TRIBUNA

José María Méndez: “Reversing the Deterioration of Solvency Caused by the Crisis”

José María Méndez: “Reversing the Deterioration of Solvency Caused by the Crisis”

The health crisis has had a significant impact on the economic and financial situation of Spanish companies, although its effect has been mitigated by the measures adopted, among which the monetary stimuli from the ECB and the public guarantee programs from ICO stand out.

Despite the recent improvement in economic activity, the sharp drop in income and increased indebtedness have heightened the financial vulnerability of the business sector, particularly affecting smaller companies and the sectors most severely impacted by mobility restrictions during the pandemic. According to data from the Bank of Spain, although activity and employment have recovered significantly, the gross added value of all companies in the Balance Central of the Bank of Spain was still as of September 2021 approximately 13.8% below the levels of the same period in 2019.

In the short term, it remains a priority to focus public aid on reversing the deterioration of solvency caused by the crisis and to concentrate support on those viable companies that exhibit greater vulnerability.
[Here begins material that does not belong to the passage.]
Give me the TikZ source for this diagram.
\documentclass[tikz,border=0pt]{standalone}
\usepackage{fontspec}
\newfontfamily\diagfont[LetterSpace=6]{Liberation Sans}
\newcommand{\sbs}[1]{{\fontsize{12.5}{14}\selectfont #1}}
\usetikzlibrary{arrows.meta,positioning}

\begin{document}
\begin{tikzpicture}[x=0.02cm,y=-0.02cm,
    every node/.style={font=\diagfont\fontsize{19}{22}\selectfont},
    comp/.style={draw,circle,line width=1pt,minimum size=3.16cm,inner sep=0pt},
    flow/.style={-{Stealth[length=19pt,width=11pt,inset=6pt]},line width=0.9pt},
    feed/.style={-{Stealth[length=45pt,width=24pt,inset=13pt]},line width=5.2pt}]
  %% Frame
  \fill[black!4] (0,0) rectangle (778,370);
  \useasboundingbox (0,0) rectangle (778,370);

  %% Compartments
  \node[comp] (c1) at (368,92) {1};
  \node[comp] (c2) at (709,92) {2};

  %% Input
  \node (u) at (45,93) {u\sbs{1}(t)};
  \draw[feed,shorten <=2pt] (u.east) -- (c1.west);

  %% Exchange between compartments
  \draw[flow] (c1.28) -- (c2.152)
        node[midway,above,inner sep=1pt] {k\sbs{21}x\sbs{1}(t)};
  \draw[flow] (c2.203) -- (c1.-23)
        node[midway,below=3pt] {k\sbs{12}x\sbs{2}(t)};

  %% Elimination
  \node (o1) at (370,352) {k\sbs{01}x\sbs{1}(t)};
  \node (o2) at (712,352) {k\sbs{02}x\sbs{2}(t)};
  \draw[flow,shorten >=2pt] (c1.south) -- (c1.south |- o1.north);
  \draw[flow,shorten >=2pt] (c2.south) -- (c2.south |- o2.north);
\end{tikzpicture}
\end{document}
However, in the medium and long term, measures must be aimed at improving the productivity of our productive fabric. There are various reasons that explain the lower productivity of Spanish companies over the last decade, but undoubtedly, one differential factor that underlies the lower potential growth of our economy compared to the eurozone average is the reduced investment effort in R&D&I, along with its lower endowment of capital or infrastructure. Thus, using data from the Bank of Spain, our country ranks below the European average in variables such as the stock of technological capital in relation to GDP (66.1% lower) and productive capital per employee (29.9% lower).

If anything positive can be drawn from the health crisis, it is that it has accelerated the digitalization of the economy, which, supported by the contributions of the NextGen EU program, represents a great opportunity to transform the Spanish productive fabric and boost its internationalization (particularly for SMEs) based on new digital channels.

This program faces, however, a crucial challenge, which is the need to efficiently allocate a large amount of resources (70 billion euros in transfers, which can be supplemented by additional funds if the financing tranche is utilized) within a limited timeframe. Therefore, it is essential to design a process for selecting and allocating projects that can channel European funds toward companies and projects with the greatest pulling capacity.

In this effort, the role of banking is fundamental, due to its high degree of capillarity, supported by a network of over 23,000 offices (half of the CECA Sector), its expert and close knowledge of both large companies and SMEs across different sectors of activity, and an advanced digital infrastructure at the service of clients.

Financially, its capacity to anticipate funds and provide additional financing to complement aid, generating a multiplier effect that maximizes the plan’s impact on the national economy, stands out. The recent collaboration with ICO for channeling guarantee lines (which by the end of 2021 exceeded 135 billion euros in financing provided by banks) is a clear example in this regard.

The collaboration between the public sector and the private sector is undoubtedly one of the keys to ensuring the success of the national plan. We must not forget that public administrations face the coordination challenges posed by the decentralization inherent in the autonomous state. In this sense, banking networks can contribute to ensuring a homogeneous treatment throughout the territory, favoring equal opportunities for those affected by the crisis, regardless of their geographical location.